Last Updated: Friday - 09/24/2010
Week of October 27, 2008
Newman must stay focused on providing theological education
Former president cautions against being caught up in a wave of nostalgia
By RAMON GONZALEZ
"Lay enrollment at Newman has dwindled considerably over the last few years.”
- Fr. Don MacDonald
From the beginning, Newman College’s biggest challenge has been to uphold the value of theological education, especially high quality theological education, MacDonald said.
“There have been pressures both from without and within to lower standards and to adopt measures that would aim at mere qualifying instead of excelling,” he said.
“The Church today is in such dire need of ordaining lay ministers who are able to think Christianly and to communicate the Christian message in a vibrant and intelligible manner. This is especially the case when so many aspects of our secular culture render the understanding and acceptance of that message so difficult.”
Cardinal John Henry Newman, after whom the college is named, said the role of colleges like Newman was “the Christian enlargement of (the) mind,” not the mere providing of qualifications for ministry.
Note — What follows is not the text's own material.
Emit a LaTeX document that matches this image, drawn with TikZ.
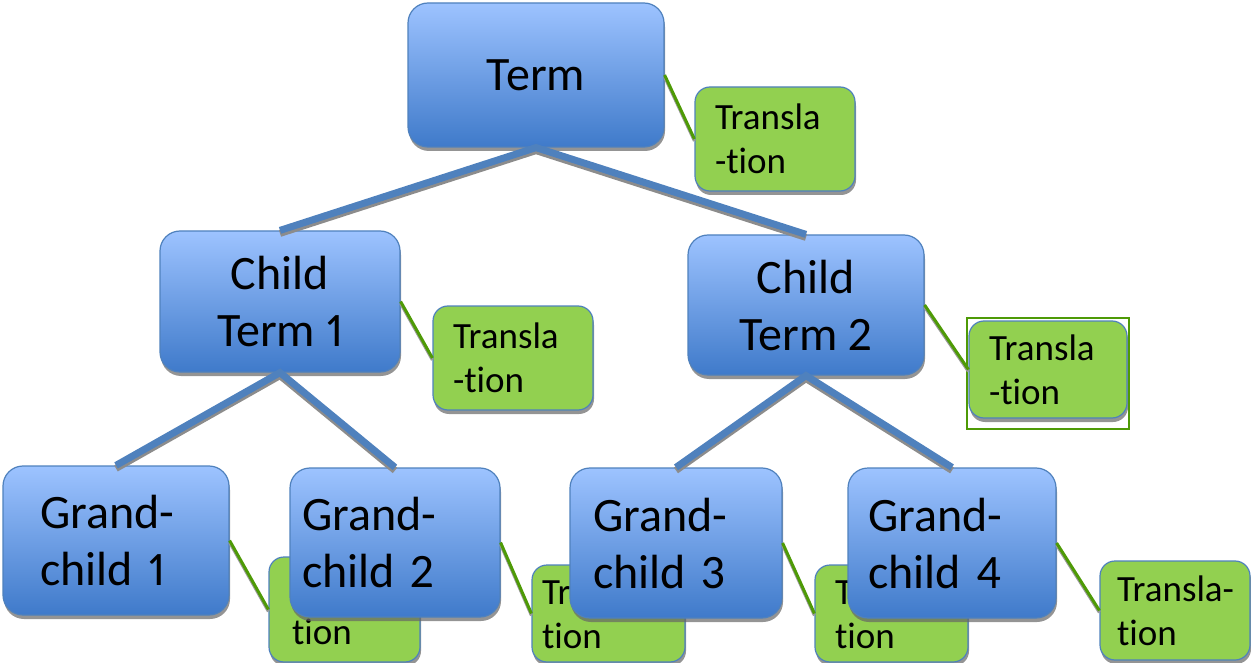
\documentclass[tikz,border=0pt]{standalone}
\usepackage{fontspec}
\setmainfont{Carlito}[Ligatures=NoCommon, Numbers=Proportional]
\usetikzlibrary{shadows}
\definecolor{termtop}{HTML}{9DC3FF}
\definecolor{termbot}{HTML}{3F7ACA}
\definecolor{termedge}{HTML}{4F81BD}
\definecolor{translfill}{HTML}{92D050}
\definecolor{linkgreen}{HTML}{4E9A06}

\begin{document}
\begin{tikzpicture} [x=1pt, y=-1pt,
          termbox/.style = {draw=termedge, line width=1.2pt, rounded corners=20pt,
            top color=termtop, bottom color=termbot, inner ysep=0pt,
            font=\fontsize{48}{57}\selectfont,
            drop shadow={shadow xshift=1pt, shadow yshift=-4pt, fill=black!60, opacity=.7}},
          translbox/.style = {draw=termedge, line width=1.2pt, rounded corners=15pt,
            fill=translfill, inner ysep=0pt, align=left,
            font=\fontsize{37}{44}\selectfont,
            drop shadow={shadow xshift=1pt, shadow yshift=-4pt, fill=black!60, opacity=.7}},
          branch/.style = {draw=termedge, line width=7pt, line join=miter,
            preaction={draw=black!45, line width=7pt, transform canvas={yshift=-3pt}}},
          twig/.style = {draw=linkgreen, line width=3pt,
            preaction={draw=black!40, line width=3pt, transform canvas={yshift=-2pt}}}
          ]
          \useasboundingbox (0,0) rectangle (1251,663);
          % translations
          \node[translbox, text width=120pt, inner xsep=20pt, minimum height=104pt] (tr0) at (775,139) {Transla\\-tion};
          \node[translbox, text width=120pt, inner xsep=20pt, minimum height=104pt] (tr1) at (513,358) {Transla\\-tion};
          \node[translbox, text width=118pt, inner xsep=20pt, minimum height=97pt] (tr2) at (1048,369.5) {Transla\\-tion};
          \node[translbox, text width=105pt, inner xsep=23pt, minimum height=105pt] (tr11) at (344.5,609.5) {\mbox{Transla-}\\tion};
          \node[translbox, text width=133pt, inner xsep=10pt, minimum height=97pt] (tr12) at (608.5,613.5) {\mbox{Transla-}\\tion};
          \node[translbox, text width=113pt, inner xsep=20pt, minimum height=97pt] (tr21) at (891.5,613.5) {\mbox{Transla-}\\tion};
          \node[translbox, text width=116pt, inner xsep=17pt, minimum height=99pt] (tr22) at (1175,610.5) {\mbox{Transla-}\\tion};
          \draw[linkgreen, line width=1.5pt] (967,318) rectangle (1129,429);
          % terms
          \node[termbox, align=center, minimum width=256pt, minimum height=144pt] (term) at (536,75) {Term};
          \node[termbox, align=center, minimum width=240pt, minimum height=141pt] (ch1) at (280,301.5) {Child\\Term 1};
          \node[termbox, align=center, minimum width=236pt, minimum height=140pt] (ch2) at (806,305) {Child\\Term 2};
          \node[termbox, align=left, text width=152pt, inner xsep=37pt, minimum height=149pt] (gc1) at (116,540.5) {Grand-\\child 1};
          \node[termbox, align=left, text width=186pt, inner xsep=12pt, minimum height=149pt] (gc2) at (395,542.5) {Grand-\\child 2};
          \node[termbox, align=left, text width=166pt, inner xsep=23pt, minimum height=150pt] (gc3) at (676,543) {Grand-\\child 3};
          \node[termbox, align=left, text width=168pt, inner xsep=20pt, minimum height=150pt] (gc4) at (952,543) {Grand-\\child 4};
          % connectors
          \draw[branch] (ch1.north) -- (term.south) -- (ch2.north);
          \draw[branch] (gc1.north) -- (ch1.south) -- (gc2.north);
          \draw[branch] (gc3.north) -- (ch2.south) -- (gc4.north);
          \draw[twig] (term.east) -- (tr0.west);
          \draw[twig] (ch1.east) -- (tr1.west);
          \draw[twig] (ch2.east) -- (tr2.west);
          \draw[twig] (gc1.east) -- (tr11.west);
          \draw[twig] (gc2.east) -- (tr12.west);
          \draw[twig] (gc3.east) -- (tr21.west);
          \draw[twig] (gc4.east) -- (tr22.west);
        \end{tikzpicture}
\end{document}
The cardinal also said a university must be a place that “offers the chance of community and friendship between teacher and teacher, teacher and taught, and taught and taught,” MacDonald noted.
“In close to 40 years of existence, Newman College has been faithful to such an ideal.”
The Franciscan also praised the truly great advantage of the college’s multifaceted learning environment which features the presence of both religious and laity.
However he expressed concern about the declining number of lay students.
“With the exception of religious education students, lay enrollment at Newman has dwindled considerably over the last few years,” he lamented.
“It is time to stop pointing fingers and blame at those we think responsible for this decline. It is also time to lay aside the naiveté of those who think that the pool of potential lay students, other than teachers, has run dry.
“It is time, rather, for us to get as creative as possible in attracting lay people to come to learn with us the loving ways of the God of Jesus Christ.”
To achieve this “we must convince them that they will be welcomed and respected and that their contribution to the life and the mission of the college will be appreciated,” he said.
“The future location of the college (on the grounds of the Catholic Pastoral Centre in Edmonton) will, I believe, facilitate this task of drawing more lay students to us.”
This was the last convocation held at Newman’s Mark Messier Trail location. “At this last convocation in this place we should neither be all that sad nor all that hyped up to think that our redemption is near at hand,” MacDonald told his audience.
“Instead we should be grateful that despite seemingly insurmountable obstacles at every moment of our journey, God has been with us and brought us to this moment.
“Why then should we be presumptuous enough to doubt that he will be with us as we move with open trust into the future in another location?”